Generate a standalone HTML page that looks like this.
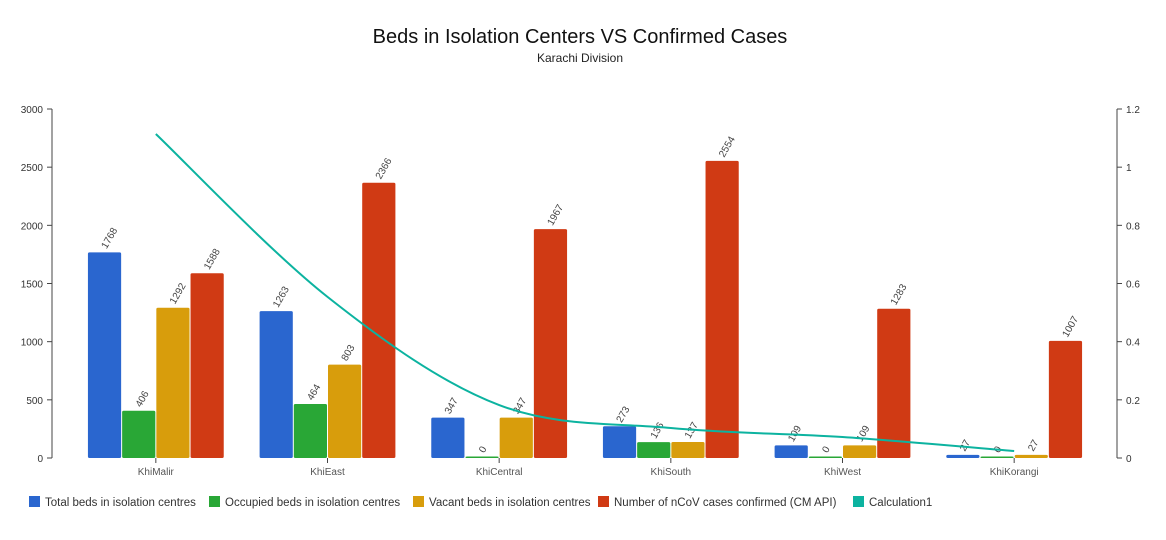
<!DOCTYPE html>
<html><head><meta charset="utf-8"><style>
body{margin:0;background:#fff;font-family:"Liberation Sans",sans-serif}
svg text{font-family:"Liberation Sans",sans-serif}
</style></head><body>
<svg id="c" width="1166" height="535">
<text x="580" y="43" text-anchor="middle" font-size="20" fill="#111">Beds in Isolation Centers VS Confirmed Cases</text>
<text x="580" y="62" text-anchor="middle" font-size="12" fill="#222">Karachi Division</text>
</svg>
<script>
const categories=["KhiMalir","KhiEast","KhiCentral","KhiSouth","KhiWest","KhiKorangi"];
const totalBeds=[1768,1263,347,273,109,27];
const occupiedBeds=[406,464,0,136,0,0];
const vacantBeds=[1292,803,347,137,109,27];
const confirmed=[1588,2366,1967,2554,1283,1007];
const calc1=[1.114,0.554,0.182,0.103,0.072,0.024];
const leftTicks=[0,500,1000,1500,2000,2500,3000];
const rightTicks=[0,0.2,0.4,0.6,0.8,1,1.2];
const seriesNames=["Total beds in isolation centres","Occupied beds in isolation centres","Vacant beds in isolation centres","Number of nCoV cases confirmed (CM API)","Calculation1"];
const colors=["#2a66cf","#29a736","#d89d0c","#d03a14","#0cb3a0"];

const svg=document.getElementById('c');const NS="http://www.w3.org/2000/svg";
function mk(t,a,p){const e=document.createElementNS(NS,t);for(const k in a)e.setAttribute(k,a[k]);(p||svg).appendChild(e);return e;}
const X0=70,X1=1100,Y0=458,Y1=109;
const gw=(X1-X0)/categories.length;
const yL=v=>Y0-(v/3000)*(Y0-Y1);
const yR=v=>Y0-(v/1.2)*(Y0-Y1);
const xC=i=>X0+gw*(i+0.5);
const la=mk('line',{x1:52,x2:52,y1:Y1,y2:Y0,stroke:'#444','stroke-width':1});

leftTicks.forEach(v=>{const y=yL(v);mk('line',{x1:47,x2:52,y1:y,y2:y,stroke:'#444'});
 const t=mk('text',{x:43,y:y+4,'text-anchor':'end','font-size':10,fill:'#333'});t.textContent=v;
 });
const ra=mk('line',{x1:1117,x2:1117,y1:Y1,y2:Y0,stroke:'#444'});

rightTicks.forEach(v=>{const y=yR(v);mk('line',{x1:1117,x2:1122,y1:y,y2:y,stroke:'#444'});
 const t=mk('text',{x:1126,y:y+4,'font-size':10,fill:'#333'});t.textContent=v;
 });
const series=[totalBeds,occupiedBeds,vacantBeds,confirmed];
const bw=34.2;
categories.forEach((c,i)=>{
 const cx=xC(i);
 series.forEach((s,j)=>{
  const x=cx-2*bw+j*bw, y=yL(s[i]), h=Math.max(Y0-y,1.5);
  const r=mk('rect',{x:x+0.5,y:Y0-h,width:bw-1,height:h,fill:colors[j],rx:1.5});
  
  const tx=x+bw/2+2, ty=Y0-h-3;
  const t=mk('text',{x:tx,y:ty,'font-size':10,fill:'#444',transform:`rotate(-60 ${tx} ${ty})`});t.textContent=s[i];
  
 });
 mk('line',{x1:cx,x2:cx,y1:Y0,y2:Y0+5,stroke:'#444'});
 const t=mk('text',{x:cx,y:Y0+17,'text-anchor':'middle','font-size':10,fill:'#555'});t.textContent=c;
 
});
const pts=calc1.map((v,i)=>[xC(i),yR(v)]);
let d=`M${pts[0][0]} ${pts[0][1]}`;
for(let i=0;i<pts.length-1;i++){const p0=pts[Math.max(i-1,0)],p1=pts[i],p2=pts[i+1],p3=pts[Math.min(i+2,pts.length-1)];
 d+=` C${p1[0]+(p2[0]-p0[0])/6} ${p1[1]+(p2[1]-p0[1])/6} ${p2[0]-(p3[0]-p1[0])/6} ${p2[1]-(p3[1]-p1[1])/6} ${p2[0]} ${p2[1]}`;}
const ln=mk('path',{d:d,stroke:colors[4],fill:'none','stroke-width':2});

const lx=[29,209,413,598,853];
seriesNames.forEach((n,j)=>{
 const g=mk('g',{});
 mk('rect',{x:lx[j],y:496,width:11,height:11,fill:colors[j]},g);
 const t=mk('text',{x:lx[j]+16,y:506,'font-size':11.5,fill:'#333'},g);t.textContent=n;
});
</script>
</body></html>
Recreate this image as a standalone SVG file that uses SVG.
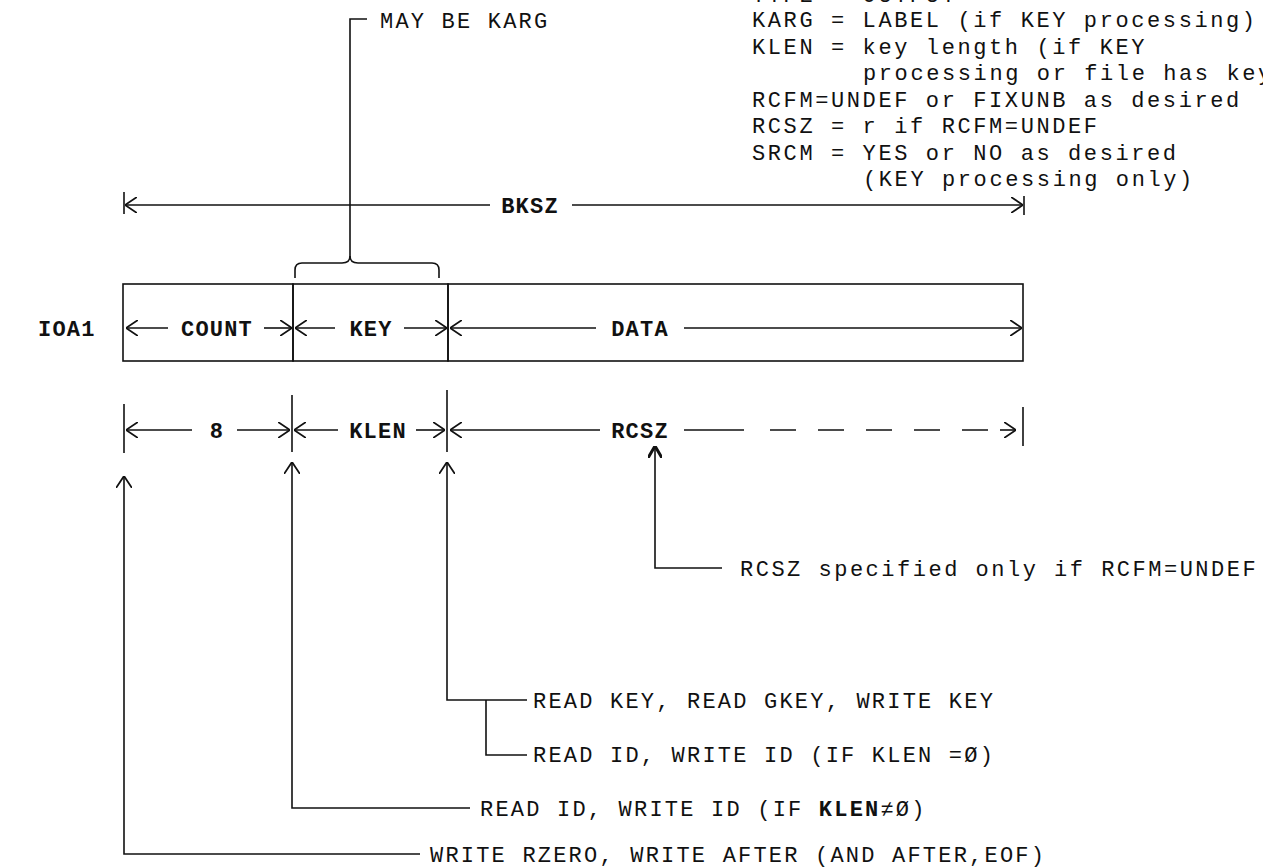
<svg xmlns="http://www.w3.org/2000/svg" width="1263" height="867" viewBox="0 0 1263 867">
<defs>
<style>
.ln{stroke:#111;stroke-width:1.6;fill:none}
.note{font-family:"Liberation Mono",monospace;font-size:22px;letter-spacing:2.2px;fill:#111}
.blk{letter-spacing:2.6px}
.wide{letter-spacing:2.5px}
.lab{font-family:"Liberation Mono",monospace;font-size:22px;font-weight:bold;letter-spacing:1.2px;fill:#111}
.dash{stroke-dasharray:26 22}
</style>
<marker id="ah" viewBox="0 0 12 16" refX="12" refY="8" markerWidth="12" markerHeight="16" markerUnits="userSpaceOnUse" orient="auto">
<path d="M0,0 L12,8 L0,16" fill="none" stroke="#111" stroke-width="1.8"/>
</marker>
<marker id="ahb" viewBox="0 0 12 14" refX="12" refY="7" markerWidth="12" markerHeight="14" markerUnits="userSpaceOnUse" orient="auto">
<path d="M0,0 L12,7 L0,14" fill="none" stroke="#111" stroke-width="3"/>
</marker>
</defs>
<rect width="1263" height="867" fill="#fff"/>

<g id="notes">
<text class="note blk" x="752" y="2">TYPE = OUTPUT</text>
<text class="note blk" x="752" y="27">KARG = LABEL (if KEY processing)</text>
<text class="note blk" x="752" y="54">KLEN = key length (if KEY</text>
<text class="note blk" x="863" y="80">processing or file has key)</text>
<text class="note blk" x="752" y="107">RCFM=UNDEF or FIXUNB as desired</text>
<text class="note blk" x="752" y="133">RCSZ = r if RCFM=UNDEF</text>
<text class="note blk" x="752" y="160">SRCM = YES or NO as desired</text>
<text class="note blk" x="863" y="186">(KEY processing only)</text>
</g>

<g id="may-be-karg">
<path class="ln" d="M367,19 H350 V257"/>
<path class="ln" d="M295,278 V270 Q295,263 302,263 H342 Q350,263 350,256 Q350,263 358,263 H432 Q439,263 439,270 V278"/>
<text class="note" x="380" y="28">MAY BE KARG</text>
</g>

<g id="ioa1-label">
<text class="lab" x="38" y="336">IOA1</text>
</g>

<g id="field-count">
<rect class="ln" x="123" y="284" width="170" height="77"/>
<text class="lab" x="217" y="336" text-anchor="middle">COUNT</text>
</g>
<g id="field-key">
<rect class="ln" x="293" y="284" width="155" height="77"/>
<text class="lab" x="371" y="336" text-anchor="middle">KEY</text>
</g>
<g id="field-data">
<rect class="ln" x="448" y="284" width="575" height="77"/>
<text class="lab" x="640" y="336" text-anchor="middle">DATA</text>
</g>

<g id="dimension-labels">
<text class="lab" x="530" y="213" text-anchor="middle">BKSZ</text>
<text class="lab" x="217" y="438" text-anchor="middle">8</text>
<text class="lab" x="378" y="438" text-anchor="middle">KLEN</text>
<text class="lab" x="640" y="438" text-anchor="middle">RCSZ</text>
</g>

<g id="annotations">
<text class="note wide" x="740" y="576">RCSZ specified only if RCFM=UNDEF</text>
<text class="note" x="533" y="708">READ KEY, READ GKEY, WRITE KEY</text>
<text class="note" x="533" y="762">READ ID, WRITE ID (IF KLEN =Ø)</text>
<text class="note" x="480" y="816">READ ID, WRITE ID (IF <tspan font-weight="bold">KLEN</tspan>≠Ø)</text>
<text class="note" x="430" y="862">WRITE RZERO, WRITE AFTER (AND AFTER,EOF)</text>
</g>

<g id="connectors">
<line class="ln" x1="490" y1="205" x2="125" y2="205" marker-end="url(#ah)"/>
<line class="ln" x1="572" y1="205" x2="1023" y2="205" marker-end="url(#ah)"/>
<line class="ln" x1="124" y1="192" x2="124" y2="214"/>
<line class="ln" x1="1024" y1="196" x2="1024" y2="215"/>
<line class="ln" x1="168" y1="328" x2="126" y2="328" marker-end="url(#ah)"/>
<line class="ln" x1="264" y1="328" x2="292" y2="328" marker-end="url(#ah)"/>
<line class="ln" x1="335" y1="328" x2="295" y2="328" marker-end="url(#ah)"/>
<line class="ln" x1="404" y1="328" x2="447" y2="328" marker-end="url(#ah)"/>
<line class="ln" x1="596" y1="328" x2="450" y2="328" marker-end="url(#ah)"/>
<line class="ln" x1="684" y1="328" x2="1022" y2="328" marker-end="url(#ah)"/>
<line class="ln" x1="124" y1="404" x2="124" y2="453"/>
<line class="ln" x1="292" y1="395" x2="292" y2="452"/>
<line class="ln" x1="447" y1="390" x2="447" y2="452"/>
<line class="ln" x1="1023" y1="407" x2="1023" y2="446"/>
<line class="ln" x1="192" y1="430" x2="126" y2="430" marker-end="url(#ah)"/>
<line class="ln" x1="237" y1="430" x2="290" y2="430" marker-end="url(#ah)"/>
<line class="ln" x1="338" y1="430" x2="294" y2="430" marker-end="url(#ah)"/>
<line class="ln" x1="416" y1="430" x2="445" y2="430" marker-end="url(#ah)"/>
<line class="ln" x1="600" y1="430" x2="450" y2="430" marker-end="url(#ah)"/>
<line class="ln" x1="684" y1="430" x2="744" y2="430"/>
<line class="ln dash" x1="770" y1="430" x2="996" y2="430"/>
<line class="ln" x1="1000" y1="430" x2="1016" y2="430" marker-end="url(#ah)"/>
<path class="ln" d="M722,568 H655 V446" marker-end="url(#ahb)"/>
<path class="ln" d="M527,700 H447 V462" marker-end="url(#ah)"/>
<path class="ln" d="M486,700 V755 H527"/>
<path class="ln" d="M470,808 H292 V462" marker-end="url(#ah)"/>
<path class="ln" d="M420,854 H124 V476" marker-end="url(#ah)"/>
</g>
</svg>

Goal of the exercise: Among the entries above, how many lines hold the word "file"? Reply with only that number.

Output of the task: 2